Required work:
Nothing in the records may be left out or altered; reproduce them all exactly.

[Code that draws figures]
========================================================================
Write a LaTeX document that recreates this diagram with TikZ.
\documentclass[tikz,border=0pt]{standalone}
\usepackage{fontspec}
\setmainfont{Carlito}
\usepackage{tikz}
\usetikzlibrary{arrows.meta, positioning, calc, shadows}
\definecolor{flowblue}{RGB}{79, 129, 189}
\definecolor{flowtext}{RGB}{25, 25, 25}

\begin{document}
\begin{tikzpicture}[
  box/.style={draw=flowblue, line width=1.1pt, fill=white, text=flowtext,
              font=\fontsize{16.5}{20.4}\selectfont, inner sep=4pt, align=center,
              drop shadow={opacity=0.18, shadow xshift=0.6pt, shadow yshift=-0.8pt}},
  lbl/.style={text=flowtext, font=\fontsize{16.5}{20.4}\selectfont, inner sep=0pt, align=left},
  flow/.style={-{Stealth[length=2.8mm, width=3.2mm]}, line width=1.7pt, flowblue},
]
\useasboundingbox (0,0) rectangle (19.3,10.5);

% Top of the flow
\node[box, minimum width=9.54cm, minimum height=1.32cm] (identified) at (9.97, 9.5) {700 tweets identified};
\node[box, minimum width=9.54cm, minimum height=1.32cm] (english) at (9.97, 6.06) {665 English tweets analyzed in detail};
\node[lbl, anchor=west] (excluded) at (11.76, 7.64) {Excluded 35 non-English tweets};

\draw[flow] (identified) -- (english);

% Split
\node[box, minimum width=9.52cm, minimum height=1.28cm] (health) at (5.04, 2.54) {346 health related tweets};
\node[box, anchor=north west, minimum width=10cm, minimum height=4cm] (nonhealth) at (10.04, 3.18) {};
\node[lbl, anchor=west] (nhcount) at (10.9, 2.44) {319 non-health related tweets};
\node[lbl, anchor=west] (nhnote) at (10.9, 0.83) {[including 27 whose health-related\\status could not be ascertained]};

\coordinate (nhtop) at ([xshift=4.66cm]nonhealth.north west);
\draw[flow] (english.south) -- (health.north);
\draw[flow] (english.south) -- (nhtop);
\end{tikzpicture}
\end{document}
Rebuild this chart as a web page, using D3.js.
========================================================================
Expected output:
Write a LaTeX document that recreates this diagram with TikZ.
\documentclass[tikz,border=0pt]{standalone}
\usepackage{fontspec}
\setmainfont{Carlito}
\usepackage{tikz}
\usetikzlibrary{arrows.meta, positioning, calc, shadows}
\definecolor{flowblue}{RGB}{79, 129, 189}
\definecolor{flowtext}{RGB}{25, 25, 25}

\begin{document}
\begin{tikzpicture}[
  box/.style={draw=flowblue, line width=1.1pt, fill=white, text=flowtext,
              font=\fontsize{16.5}{20.4}\selectfont, inner sep=4pt, align=center,
              drop shadow={opacity=0.18, shadow xshift=0.6pt, shadow yshift=-0.8pt}},
  lbl/.style={text=flowtext, font=\fontsize{16.5}{20.4}\selectfont, inner sep=0pt, align=left},
  flow/.style={-{Stealth[length=2.8mm, width=3.2mm]}, line width=1.7pt, flowblue},
]
\useasboundingbox (0,0) rectangle (19.3,10.5);

% Top of the flow
\node[box, minimum width=9.54cm, minimum height=1.32cm] (identified) at (9.97, 9.5) {700 tweets identified};
\node[box, minimum width=9.54cm, minimum height=1.32cm] (english) at (9.97, 6.06) {665 English tweets analyzed in detail};
\node[lbl, anchor=west] (excluded) at (11.76, 7.64) {Excluded 35 non-English tweets};

\draw[flow] (identified) -- (english);

% Split
\node[box, minimum width=9.52cm, minimum height=1.28cm] (health) at (5.04, 2.54) {346 health related tweets};
\node[box, anchor=north west, minimum width=10cm, minimum height=4cm] (nonhealth) at (10.04, 3.18) {};
\node[lbl, anchor=west] (nhcount) at (10.9, 2.44) {319 non-health related tweets};
\node[lbl, anchor=west] (nhnote) at (10.9, 0.83) {[including 27 whose health-related\\status could not be ascertained]};

\coordinate (nhtop) at ([xshift=4.66cm]nonhealth.north west);
\draw[flow] (english.south) -- (health.north);
\draw[flow] (english.south) -- (nhtop);
\end{tikzpicture}
\end{document}
Rebuild this chart as a web page, using D3.js.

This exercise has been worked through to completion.